So the Chief Justice of the United States Supreme Court, John Roberts, has confirmed that the draft opinion leaked on Monday night was authentic, in that it was generated by the Justices and/or the staff of the Court. However, this is not the same thing as confirming that the draft is an accurate version of the Court’s impending decision.
Everyone is anxious about the decision, obviously, but allow me to digress for a moment to briefly discuss the leaked draft and its effects on the Court, which will be both considerable and lingering. We do not yet know who leaked the draft, but this violation of the Supreme Court’s inner sanctum is unprecedented in modern times. The FBI has already begun an investigation, and if leaking this document is not itself a crime (which will be determined in short order, I am sure), then lying to the FBI certainly is. The leaker will have to come clean about the leak or risk committing a federal felony, or likely felonies. If the leaker is a lawyer, he or she will almost certainly face disbarment for what would amount to an ethical violation of epic proportions. If the leaker is a justice, well then, you can kiss the reputation and effectiveness of the third branch of our government goodbye.

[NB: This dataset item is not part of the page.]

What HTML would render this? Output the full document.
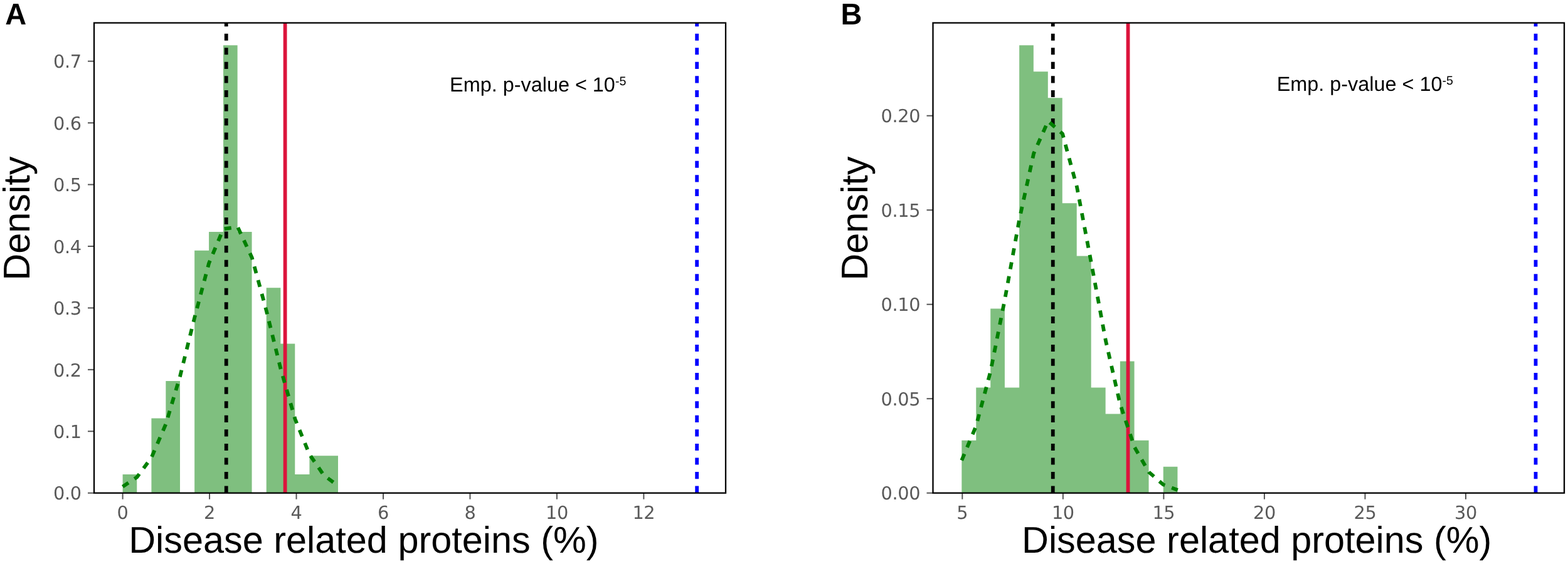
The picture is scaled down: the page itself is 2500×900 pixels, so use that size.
<!DOCTYPE html>
<html lang="en">
<head>
<meta charset="utf-8">
<title>Disease related proteins density</title>
<style>
html,body{margin:0;padding:0;background:#fff;}
body{width:2500px;height:900px;overflow:hidden;}
svg{display:block;}
text{text-rendering:geometricPrecision;}
.tk{font-family:"DejaVu Sans","Liberation Sans",sans-serif;font-size:28.8px;fill:#595959;letter-spacing:-0.37px;}
.lab{font-family:"Liberation Sans",Arial,Helvetica,sans-serif;font-size:59.4px;fill:#000;}
.ann{font-family:"Liberation Sans",Arial,Helvetica,sans-serif;font-size:32.4px;fill:#000;}
.sup{font-size:19.6px;}
.let{font-family:"Liberation Sans",Arial,Helvetica,sans-serif;font-size:47.0px;font-weight:bold;fill:#000;}
</style>
</head>
<body>
<svg width="2500" height="900" viewBox="0 0 2500 900">
<rect x="0" y="0" width="2500" height="900" fill="#ffffff"/>
<clipPath id="clipA"><rect x="150" y="36.5" width="1007" height="750.2"/></clipPath>
<g clip-path="url(#clipA)">
<path d="M195.6,786.7L195.6,756.93L218.26,756.93L218.26,786.7Z M241.42,786.7L241.42,667.62L264.33,667.62L264.33,608.08L286.99,608.08L286.99,786.7Z M310.15,786.7L310.15,399.69L333.06,399.69L333.06,369.92L355.97,369.92L355.97,72.22L378.63,72.22L378.63,369.92L401.54,369.92L401.54,786.7Z M424.7,786.7L424.7,459.23L447.36,459.23L447.36,548.54L470.27,548.54L470.27,756.93L493.43,756.93L493.43,727.16L516.34,727.16L516.34,727.16L539,727.16L539,786.7Z" fill="#008000" fill-opacity="0.5"/>
<line x1="360.71" y1="786.7" x2="360.71" y2="36.5" stroke="#000000" stroke-width="5.8" stroke-dasharray="11.1 11.46"/>
<line x1="454.59" y1="786.7" x2="454.59" y2="36.5" stroke="#DC143C" stroke-width="5.8"/>
<line x1="1111.17" y1="786.7" x2="1111.17" y2="36.5" stroke="#0000FF" stroke-width="5.8" stroke-dasharray="11.1 11.46"/>
<polyline points="195.6,776.63 218.51,761.25 241.42,730.28 264.33,677.02 287.24,599.71 310.15,507.15 333.06,420.22 355.97,365.41 378.88,362.01 401.79,411.28 424.7,495.69 447.61,588.88 470.52,668.79 493.43,725.07 516.34,758.45 539.25,775.35" fill="none" stroke="#008000" stroke-width="5.8" stroke-dasharray="11.1 11.46" stroke-linejoin="round"/>
</g>
<line x1="195.6" y1="786.7" x2="195.6" y2="796.7" stroke="#555555" stroke-width="2.0"/>
<text x="195.6" y="828.3" text-anchor="middle" class="tk">0</text>
<line x1="334.06" y1="786.7" x2="334.06" y2="796.7" stroke="#555555" stroke-width="2.0"/>
<text x="334.06" y="828.3" text-anchor="middle" class="tk">2</text>
<line x1="472.52" y1="786.7" x2="472.52" y2="796.7" stroke="#555555" stroke-width="2.0"/>
<text x="472.52" y="828.3" text-anchor="middle" class="tk">4</text>
<line x1="610.98" y1="786.7" x2="610.98" y2="796.7" stroke="#555555" stroke-width="2.0"/>
<text x="610.98" y="828.3" text-anchor="middle" class="tk">6</text>
<line x1="749.44" y1="786.7" x2="749.44" y2="796.7" stroke="#555555" stroke-width="2.0"/>
<text x="749.44" y="828.3" text-anchor="middle" class="tk">8</text>
<line x1="887.9" y1="786.7" x2="887.9" y2="796.7" stroke="#555555" stroke-width="2.0"/>
<text x="887.9" y="828.3" text-anchor="middle" class="tk">10</text>
<line x1="1026.36" y1="786.7" x2="1026.36" y2="796.7" stroke="#555555" stroke-width="2.0"/>
<text x="1026.36" y="828.3" text-anchor="middle" class="tk">12</text>
<line x1="140" y1="786.7" x2="150" y2="786.7" stroke="#555555" stroke-width="2.0"/>
<text x="129.7" y="797.4" text-anchor="end" class="tk">0.0</text>
<line x1="140" y1="688.27" x2="150" y2="688.27" stroke="#555555" stroke-width="2.0"/>
<text x="129.7" y="698.97" text-anchor="end" class="tk">0.1</text>
<line x1="140" y1="589.84" x2="150" y2="589.84" stroke="#555555" stroke-width="2.0"/>
<text x="129.7" y="600.54" text-anchor="end" class="tk">0.2</text>
<line x1="140" y1="491.41" x2="150" y2="491.41" stroke="#555555" stroke-width="2.0"/>
<text x="129.7" y="502.11" text-anchor="end" class="tk">0.3</text>
<line x1="140" y1="392.98" x2="150" y2="392.98" stroke="#555555" stroke-width="2.0"/>
<text x="129.7" y="403.68" text-anchor="end" class="tk">0.4</text>
<line x1="140" y1="294.55" x2="150" y2="294.55" stroke="#555555" stroke-width="2.0"/>
<text x="129.7" y="305.25" text-anchor="end" class="tk">0.5</text>
<line x1="140" y1="196.12" x2="150" y2="196.12" stroke="#555555" stroke-width="2.0"/>
<text x="129.7" y="206.82" text-anchor="end" class="tk">0.6</text>
<line x1="140" y1="97.69" x2="150" y2="97.69" stroke="#555555" stroke-width="2.0"/>
<text x="129.7" y="108.39" text-anchor="end" class="tk">0.7</text>
<rect x="150" y="36.5" width="1007" height="750.2" fill="none" stroke="#000" stroke-width="2.3"/>
<text x="579.9" y="882" text-anchor="middle" class="lab">Disease related proteins (%)</text>
<text transform="translate(46.7,348.6) rotate(-90)" text-anchor="middle" class="lab">Density</text>
<text x="717.1" y="145.9" class="ann">Emp. p-value &lt; 10<tspan class="sup" dy="-10">-5</tspan></text>
<text transform="translate(8.2,38.7) scale(1,1.02)" class="let">A</text>
<clipPath id="clipB"><rect x="1487.5" y="36.5" width="1006.5" height="750.2"/></clipPath>
<g clip-path="url(#clipB)">
<path d="M1533.3,786.7L1533.3,702.64L1556.26,702.64L1556.26,618.58L1579.22,618.58L1579.22,492.49L1601.93,492.49L1601.93,618.58L1625.14,618.58L1625.14,72.19L1647.85,72.19L1647.85,114.22L1670.81,114.22L1670.81,156.25L1693.77,156.25L1693.77,324.37L1716.73,324.37L1716.73,408.43L1739.69,408.43L1739.69,618.58L1762.65,618.58L1762.65,660.61L1785.86,660.61L1785.86,576.55L1808.57,576.55L1808.57,702.64L1831.53,702.64L1831.53,786.7Z M1854.74,786.7L1854.74,744.67L1877.45,744.67L1877.45,786.7Z" fill="#008000" fill-opacity="0.5"/>
<line x1="1678.75" y1="786.7" x2="1678.75" y2="36.5" stroke="#000000" stroke-width="5.8" stroke-dasharray="11.1 11.46"/>
<line x1="1798.52" y1="786.7" x2="1798.52" y2="36.5" stroke="#DC143C" stroke-width="5.8"/>
<line x1="2448.51" y1="786.7" x2="2448.51" y2="36.5" stroke="#0000FF" stroke-width="5.8" stroke-dasharray="11.1 11.46"/>
<polyline points="1533.3,734.66 1556.26,679.78 1579.22,593 1602.18,477.25 1625.14,350.73 1648.1,245.05 1671.06,193.26 1694.02,213.34 1716.98,298.19 1739.94,419.66 1762.9,543.51 1785.86,644.6 1808.82,713.48 1831.78,753.43 1854.74,773.37 1877.7,781.99" fill="none" stroke="#008000" stroke-width="5.8" stroke-dasharray="11.1 11.46" stroke-linejoin="round"/>
</g>
<line x1="1534.3" y1="786.7" x2="1534.3" y2="796.7" stroke="#555555" stroke-width="2.0"/>
<text x="1534.3" y="828.3" text-anchor="middle" class="tk">5</text>
<line x1="1694.84" y1="786.7" x2="1694.84" y2="796.7" stroke="#555555" stroke-width="2.0"/>
<text x="1694.84" y="828.3" text-anchor="middle" class="tk">10</text>
<line x1="1855.38" y1="786.7" x2="1855.38" y2="796.7" stroke="#555555" stroke-width="2.0"/>
<text x="1855.38" y="828.3" text-anchor="middle" class="tk">15</text>
<line x1="2015.92" y1="786.7" x2="2015.92" y2="796.7" stroke="#555555" stroke-width="2.0"/>
<text x="2015.92" y="828.3" text-anchor="middle" class="tk">20</text>
<line x1="2176.46" y1="786.7" x2="2176.46" y2="796.7" stroke="#555555" stroke-width="2.0"/>
<text x="2176.46" y="828.3" text-anchor="middle" class="tk">25</text>
<line x1="2337" y1="786.7" x2="2337" y2="796.7" stroke="#555555" stroke-width="2.0"/>
<text x="2337" y="828.3" text-anchor="middle" class="tk">30</text>
<line x1="1477.5" y1="786.7" x2="1487.5" y2="786.7" stroke="#555555" stroke-width="2.0"/>
<text x="1467.2" y="797.4" text-anchor="end" class="tk">0.00</text>
<line x1="1477.5" y1="636.2" x2="1487.5" y2="636.2" stroke="#555555" stroke-width="2.0"/>
<text x="1467.2" y="646.9" text-anchor="end" class="tk">0.05</text>
<line x1="1477.5" y1="485.7" x2="1487.5" y2="485.7" stroke="#555555" stroke-width="2.0"/>
<text x="1467.2" y="496.4" text-anchor="end" class="tk">0.10</text>
<line x1="1477.5" y1="335.2" x2="1487.5" y2="335.2" stroke="#555555" stroke-width="2.0"/>
<text x="1467.2" y="345.9" text-anchor="end" class="tk">0.15</text>
<line x1="1477.5" y1="184.7" x2="1487.5" y2="184.7" stroke="#555555" stroke-width="2.0"/>
<text x="1467.2" y="195.4" text-anchor="end" class="tk">0.20</text>
<rect x="1487.5" y="36.5" width="1006.5" height="750.2" fill="none" stroke="#000" stroke-width="2.3"/>
<text x="2003.7" y="881.7" text-anchor="middle" class="lab">Disease related proteins (%)</text>
<text transform="translate(1382.8,348.6) rotate(-90)" text-anchor="middle" class="lab">Density</text>
<text x="2035.7" y="145.0" class="ann">Emp. p-value &lt; 10<tspan class="sup" dy="-10">-5</tspan></text>
<text transform="translate(1340.5,38.7) scale(1,1.02)" class="let">B</text>
</svg>
</body>
</html>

But to return to the decision itself, although we can only speculate about it right now: Both Roe and its companion case decided on the same day, Doe v. Bolton, as well as the 1992 case of Casey v. Planned Parenthood, and a host of other federal and state decisions, may soon be overturned. Those of us old enough to remember may recall how both Roe and Doe purported to establish a woman’s right to an abortion. The legal theory on which the decisions were based was simply that the Due Process Clause of the 14th Amendment to the Constitution provided a fundamental “right to privacy” that protected a woman’s liberty to choose to have an abortion. Many legal scholars immediately detected the shaky foundations in the Court’s reasoning, as well as the questionable use of “trimesters” in its ruling.
Why trimesters were ever used as a legal measuring stick for a physical condition can only be guessed at, but it was likely because medical knowledge in the field of Embryology was so lacking at the time. And as the human gestation period is nine months long, and nine is easily divided by three, it was an easy, if simplistic, call to base the state’s interest in regulating abortion rights on a trimester system. The fact that second grade math has nothing whatsoever to do with embryonic development was belatedly recognized in the 1992 Planned Parenthood v. Casey decision. Casey maintained a woman’s right to an abortion while jettisoning the three trimester regulatory standard, and instead used a fetal viability standard.
The problem with the fetal viability standard is that advances in science have continually changed the standard over the ensuing decades. It has now been a half-century since Roe was decided, and we have greatly increased our understanding of what happens in the womb during pregnancy. We know that a human fetus can feel pain, direct its movements, hear, dream, and think, much earlier than was assumed in 1973. It can also survive outside the womb (with a lot of luck and excellent medical care) at just twenty-two weeks, and most fetuses born at twenty-six weeks will survive. Suffice it to say that “Science” has not been on the side of abortion rights advocates for a very long time.
And this fact has had a lot to do with bringing us to this moment in time, because in essence the Court decided Roe in 1973 the way it did because it wanted to. It created a non-existent constitutional right to an abortion based on an inferred right to privacy, ignoring the fact that abortions became illegal as soon as the mother became aware that the fetus was alive, in most colonies and states long before the Constitution was written. Of course, the Constitution itself nowhere mentions anything about abortion, and that fact alone should have made a final determination of the abortion issue very simple: Every high school civics text contains somewhere within its pages the plain language that under our form of government, all powers not specifically granted to the federal government are reserved to the states.
Prior to Roe, the right, or not, to an abortion had always been a matter for the states to decide on their own. The United States Supreme Court arbitrarily took that right away in 1973, and it appears that the Court is on the brink of returning it to the states. Even so, abortion will not become illegal in every state, or perhaps not even in most states, so a cautionary warning is in order:
When an individual or a society reaches the arbitrary conclusion that a human embryo or fetus is nothing more than an unfeeling lump of tissue, especially when that lump of tissue is as palpably human as a second or third trimester fetus, then other forms of barbarous behavior become inevitable. Our most perceptive pastors and theologians have long warned us that it is but a short step from there to routine late term abortions of convenience, assisted suicide without medical cause, infanticide, and even worse. This is because the human spirit is one of the first victims of abortion.
The American left has reached this point, and now holds abortion views which are outliers far beyond those of most other civilized societies, the only sure exception being Communist China. That is why the number of pro-choice Americans has been declining, as have, thankfully, the number of abortions. The wonder is not that Roe is apparently about to be overturned, but rather that such a flawed case was allowed to stand as precedent for fifty years in one of the most developed legal systems in the world.